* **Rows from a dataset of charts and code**
* Start *
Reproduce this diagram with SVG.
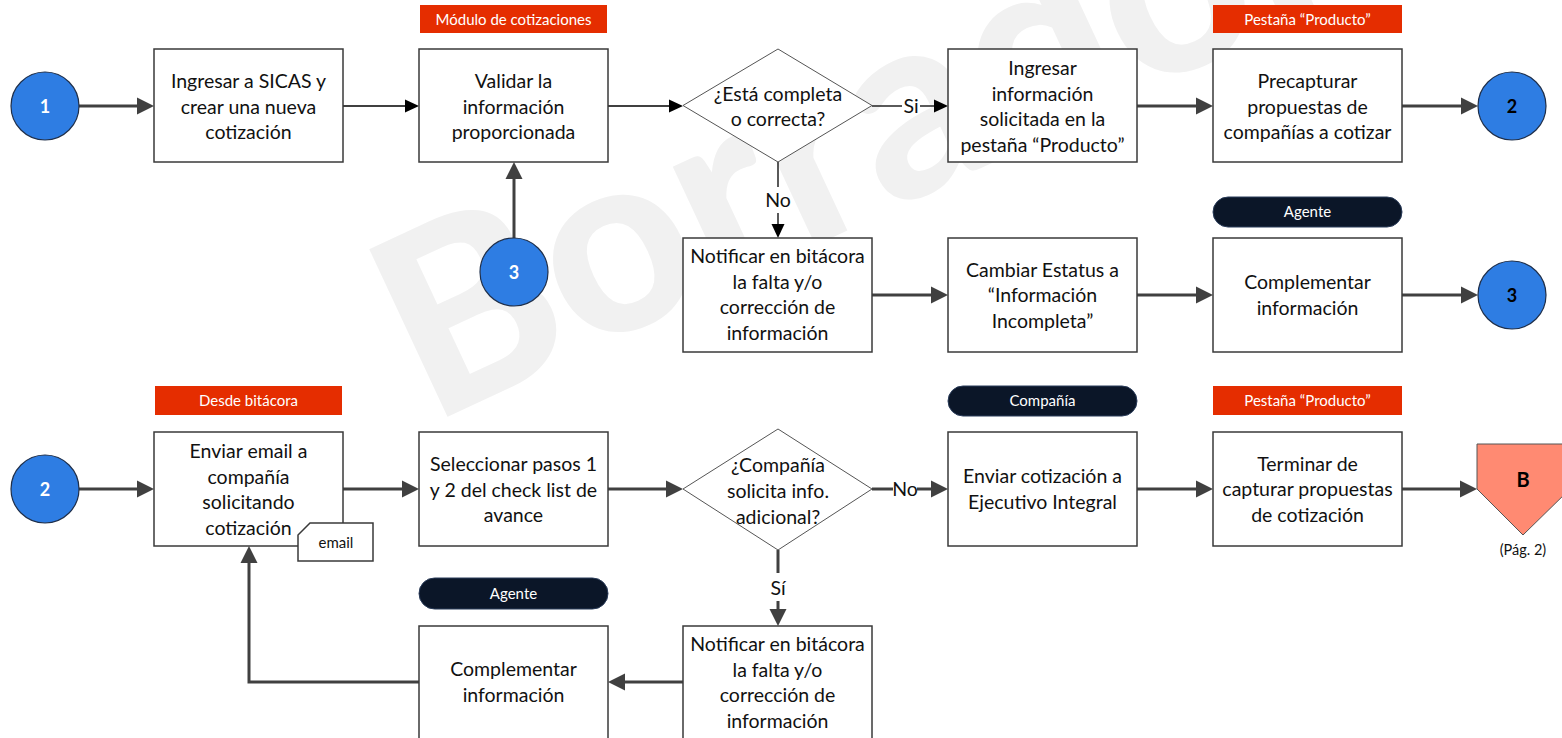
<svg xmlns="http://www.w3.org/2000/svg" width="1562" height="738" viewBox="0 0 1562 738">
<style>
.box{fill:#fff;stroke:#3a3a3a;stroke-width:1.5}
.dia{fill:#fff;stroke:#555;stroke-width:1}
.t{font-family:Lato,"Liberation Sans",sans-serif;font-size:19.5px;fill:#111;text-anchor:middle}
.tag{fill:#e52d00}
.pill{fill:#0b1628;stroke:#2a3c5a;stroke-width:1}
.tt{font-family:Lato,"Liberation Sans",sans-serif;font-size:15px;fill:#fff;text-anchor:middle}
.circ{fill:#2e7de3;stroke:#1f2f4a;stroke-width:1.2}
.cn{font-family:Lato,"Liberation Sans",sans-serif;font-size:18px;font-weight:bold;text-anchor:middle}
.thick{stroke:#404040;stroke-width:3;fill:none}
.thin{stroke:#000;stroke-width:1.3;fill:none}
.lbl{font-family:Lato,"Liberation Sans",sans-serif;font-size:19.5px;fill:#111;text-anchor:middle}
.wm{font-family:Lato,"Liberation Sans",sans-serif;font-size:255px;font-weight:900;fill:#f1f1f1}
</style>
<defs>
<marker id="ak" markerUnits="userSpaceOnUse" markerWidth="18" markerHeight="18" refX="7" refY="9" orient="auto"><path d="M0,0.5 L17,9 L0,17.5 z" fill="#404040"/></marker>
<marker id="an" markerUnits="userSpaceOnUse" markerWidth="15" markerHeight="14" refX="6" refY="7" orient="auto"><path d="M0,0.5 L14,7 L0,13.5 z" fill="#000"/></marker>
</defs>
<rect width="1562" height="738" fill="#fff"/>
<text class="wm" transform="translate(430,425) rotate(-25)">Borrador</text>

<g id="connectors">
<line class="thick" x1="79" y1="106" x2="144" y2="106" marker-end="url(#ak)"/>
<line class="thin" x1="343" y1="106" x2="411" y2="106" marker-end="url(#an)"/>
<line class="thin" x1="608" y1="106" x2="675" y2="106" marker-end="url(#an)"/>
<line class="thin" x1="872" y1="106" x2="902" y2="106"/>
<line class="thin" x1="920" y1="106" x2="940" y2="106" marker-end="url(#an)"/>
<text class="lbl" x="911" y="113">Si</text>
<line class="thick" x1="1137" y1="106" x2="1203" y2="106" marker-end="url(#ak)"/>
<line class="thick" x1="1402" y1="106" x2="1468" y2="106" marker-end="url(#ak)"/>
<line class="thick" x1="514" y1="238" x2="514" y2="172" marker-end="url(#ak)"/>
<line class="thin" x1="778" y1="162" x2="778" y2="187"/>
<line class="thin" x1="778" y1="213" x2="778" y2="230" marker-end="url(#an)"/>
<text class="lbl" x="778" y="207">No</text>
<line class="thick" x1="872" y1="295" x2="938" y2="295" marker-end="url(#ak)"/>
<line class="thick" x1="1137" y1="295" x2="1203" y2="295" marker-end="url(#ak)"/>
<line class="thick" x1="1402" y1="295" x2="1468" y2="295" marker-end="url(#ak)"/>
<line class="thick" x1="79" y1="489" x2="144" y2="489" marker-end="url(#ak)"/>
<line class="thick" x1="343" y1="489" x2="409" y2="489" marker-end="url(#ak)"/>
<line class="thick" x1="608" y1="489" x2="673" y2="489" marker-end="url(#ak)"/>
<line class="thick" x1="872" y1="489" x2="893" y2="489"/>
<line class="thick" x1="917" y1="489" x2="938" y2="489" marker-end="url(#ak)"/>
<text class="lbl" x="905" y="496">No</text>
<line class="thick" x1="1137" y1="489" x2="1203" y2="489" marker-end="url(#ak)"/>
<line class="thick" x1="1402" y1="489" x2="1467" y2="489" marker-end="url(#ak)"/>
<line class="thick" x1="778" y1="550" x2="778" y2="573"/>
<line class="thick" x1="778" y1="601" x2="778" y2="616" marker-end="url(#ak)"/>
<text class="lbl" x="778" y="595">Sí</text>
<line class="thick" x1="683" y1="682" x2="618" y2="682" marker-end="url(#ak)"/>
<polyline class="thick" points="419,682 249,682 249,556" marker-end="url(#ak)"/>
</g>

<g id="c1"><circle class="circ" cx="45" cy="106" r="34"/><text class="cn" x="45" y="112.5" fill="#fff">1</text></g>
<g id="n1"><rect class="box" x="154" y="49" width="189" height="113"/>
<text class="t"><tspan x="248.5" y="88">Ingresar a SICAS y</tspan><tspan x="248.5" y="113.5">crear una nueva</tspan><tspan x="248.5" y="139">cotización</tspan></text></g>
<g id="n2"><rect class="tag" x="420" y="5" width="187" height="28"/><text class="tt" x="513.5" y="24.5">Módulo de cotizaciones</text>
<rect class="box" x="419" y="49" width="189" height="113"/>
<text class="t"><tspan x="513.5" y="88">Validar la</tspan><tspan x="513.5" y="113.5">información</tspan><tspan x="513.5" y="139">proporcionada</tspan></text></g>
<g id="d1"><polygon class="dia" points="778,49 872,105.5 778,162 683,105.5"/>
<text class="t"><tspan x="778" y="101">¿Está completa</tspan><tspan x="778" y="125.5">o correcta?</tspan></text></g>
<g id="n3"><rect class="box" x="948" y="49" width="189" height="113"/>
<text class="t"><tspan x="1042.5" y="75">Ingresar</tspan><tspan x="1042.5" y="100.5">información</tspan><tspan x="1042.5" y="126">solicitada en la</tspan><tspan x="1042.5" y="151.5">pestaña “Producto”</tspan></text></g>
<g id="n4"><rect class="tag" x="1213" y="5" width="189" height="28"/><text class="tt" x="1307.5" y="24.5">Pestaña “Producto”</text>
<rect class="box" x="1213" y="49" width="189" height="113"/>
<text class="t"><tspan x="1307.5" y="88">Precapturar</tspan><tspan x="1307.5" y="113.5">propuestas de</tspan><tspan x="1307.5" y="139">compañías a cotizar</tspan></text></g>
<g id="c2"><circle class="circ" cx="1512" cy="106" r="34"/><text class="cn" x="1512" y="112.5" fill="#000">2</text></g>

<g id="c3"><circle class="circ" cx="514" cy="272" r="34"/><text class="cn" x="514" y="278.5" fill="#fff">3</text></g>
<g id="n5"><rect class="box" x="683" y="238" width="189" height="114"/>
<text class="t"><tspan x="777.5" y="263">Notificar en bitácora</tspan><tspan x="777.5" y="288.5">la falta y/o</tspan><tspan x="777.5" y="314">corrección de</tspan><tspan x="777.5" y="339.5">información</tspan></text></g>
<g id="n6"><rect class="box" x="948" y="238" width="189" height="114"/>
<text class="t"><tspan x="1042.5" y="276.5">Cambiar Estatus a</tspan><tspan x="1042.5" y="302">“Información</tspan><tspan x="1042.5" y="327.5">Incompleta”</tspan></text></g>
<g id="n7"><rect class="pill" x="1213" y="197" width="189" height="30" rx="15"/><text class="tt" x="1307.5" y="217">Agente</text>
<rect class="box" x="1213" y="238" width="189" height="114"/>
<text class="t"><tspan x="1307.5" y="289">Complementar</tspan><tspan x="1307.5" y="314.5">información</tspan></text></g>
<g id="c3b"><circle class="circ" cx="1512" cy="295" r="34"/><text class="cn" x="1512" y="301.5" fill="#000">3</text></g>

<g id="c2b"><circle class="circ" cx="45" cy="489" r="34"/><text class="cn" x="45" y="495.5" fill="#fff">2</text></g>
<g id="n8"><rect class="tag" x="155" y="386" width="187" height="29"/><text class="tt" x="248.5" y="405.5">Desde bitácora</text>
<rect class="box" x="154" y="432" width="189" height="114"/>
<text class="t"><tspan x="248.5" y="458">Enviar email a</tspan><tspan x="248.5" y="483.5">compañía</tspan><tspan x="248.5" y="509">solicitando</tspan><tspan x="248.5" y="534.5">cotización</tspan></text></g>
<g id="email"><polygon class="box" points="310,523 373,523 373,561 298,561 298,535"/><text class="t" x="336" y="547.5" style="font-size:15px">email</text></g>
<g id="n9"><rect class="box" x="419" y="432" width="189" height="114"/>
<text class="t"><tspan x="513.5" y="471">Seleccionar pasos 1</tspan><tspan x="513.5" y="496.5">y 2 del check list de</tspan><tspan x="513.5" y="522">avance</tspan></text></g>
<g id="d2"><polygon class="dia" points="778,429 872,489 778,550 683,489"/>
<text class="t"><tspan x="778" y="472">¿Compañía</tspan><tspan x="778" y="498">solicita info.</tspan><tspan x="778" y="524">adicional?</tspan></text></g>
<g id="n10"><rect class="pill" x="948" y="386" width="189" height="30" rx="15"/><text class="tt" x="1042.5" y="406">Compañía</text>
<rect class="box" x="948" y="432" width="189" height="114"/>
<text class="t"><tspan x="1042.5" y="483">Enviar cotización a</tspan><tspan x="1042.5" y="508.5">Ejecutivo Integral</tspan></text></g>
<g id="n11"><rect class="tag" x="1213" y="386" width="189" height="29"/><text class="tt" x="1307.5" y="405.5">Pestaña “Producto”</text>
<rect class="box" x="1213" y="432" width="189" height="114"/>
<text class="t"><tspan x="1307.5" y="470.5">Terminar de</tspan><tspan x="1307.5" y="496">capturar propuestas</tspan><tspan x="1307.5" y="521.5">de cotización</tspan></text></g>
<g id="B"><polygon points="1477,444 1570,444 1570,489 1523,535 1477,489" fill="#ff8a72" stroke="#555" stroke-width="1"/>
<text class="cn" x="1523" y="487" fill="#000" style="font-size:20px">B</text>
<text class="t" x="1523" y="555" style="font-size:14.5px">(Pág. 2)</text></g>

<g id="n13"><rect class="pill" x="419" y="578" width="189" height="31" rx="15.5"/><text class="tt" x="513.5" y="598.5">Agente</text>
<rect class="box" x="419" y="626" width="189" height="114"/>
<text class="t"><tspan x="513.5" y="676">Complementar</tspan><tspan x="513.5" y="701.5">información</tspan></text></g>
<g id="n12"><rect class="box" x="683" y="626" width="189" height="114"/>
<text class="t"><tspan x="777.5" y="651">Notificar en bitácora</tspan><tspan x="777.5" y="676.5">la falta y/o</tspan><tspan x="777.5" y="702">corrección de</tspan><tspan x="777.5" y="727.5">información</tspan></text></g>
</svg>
* End *
* Start *
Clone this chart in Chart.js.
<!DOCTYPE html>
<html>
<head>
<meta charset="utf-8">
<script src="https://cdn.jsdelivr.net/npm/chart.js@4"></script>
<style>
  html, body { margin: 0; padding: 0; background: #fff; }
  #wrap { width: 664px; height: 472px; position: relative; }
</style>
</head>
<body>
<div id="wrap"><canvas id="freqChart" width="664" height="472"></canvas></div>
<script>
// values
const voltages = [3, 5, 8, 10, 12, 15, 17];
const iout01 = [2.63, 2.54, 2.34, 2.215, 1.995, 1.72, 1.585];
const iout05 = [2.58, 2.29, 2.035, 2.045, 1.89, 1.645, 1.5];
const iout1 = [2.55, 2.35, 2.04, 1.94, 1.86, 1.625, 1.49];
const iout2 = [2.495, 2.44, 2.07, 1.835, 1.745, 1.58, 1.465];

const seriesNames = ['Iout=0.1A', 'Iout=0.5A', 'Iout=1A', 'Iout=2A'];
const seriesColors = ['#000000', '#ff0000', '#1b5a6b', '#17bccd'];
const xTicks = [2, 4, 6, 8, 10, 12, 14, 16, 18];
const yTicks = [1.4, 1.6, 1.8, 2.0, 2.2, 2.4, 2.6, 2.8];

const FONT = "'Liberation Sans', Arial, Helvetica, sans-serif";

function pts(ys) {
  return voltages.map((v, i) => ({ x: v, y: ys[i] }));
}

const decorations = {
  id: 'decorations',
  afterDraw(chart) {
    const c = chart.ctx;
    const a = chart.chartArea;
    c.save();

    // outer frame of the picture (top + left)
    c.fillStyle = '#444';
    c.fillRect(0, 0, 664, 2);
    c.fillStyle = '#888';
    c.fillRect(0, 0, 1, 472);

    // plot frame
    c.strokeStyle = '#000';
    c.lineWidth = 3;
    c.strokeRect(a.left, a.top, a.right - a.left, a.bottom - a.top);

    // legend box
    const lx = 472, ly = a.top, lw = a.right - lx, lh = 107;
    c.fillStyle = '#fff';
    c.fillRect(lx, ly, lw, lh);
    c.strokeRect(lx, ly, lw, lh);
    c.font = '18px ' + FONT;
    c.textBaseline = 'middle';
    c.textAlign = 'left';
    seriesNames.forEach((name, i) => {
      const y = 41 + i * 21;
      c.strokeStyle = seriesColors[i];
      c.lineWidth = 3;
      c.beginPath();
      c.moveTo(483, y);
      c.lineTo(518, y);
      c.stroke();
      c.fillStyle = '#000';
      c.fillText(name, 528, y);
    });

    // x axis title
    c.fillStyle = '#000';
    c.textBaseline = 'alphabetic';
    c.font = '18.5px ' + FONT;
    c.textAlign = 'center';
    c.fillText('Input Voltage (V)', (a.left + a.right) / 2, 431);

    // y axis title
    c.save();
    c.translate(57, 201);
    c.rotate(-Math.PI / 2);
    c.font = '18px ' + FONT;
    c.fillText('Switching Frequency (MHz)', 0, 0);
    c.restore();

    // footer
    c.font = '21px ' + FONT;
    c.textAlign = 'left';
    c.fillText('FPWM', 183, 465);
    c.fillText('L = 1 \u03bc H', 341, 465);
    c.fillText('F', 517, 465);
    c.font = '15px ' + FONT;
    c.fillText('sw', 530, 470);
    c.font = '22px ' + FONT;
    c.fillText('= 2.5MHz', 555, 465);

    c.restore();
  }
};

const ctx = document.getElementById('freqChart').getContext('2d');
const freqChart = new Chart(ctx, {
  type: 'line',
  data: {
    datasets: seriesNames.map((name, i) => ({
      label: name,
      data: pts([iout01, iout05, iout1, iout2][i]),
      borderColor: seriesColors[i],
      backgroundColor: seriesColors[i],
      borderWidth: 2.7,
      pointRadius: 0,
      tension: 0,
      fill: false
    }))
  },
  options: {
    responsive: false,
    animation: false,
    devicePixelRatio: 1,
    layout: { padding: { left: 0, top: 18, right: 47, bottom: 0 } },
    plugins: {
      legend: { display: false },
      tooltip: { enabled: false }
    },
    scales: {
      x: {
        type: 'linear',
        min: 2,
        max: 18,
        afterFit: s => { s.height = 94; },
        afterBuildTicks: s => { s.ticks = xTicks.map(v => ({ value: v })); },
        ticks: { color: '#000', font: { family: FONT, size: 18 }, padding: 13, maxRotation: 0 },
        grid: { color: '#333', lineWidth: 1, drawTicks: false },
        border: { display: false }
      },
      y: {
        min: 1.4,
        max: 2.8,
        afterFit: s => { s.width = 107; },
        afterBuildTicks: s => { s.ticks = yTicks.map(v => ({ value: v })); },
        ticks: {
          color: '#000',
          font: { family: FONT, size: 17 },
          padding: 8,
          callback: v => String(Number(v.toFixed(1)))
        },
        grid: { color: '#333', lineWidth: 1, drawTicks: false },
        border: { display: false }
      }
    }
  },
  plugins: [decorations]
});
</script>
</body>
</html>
* End *
* **EXERCISE REQUIREMENTS**
Locate all lines holding the word "this", then copy them out.

* **EXPECTED ANSWER**
Reproduce this diagram with SVG.
Clone this chart in Chart.js.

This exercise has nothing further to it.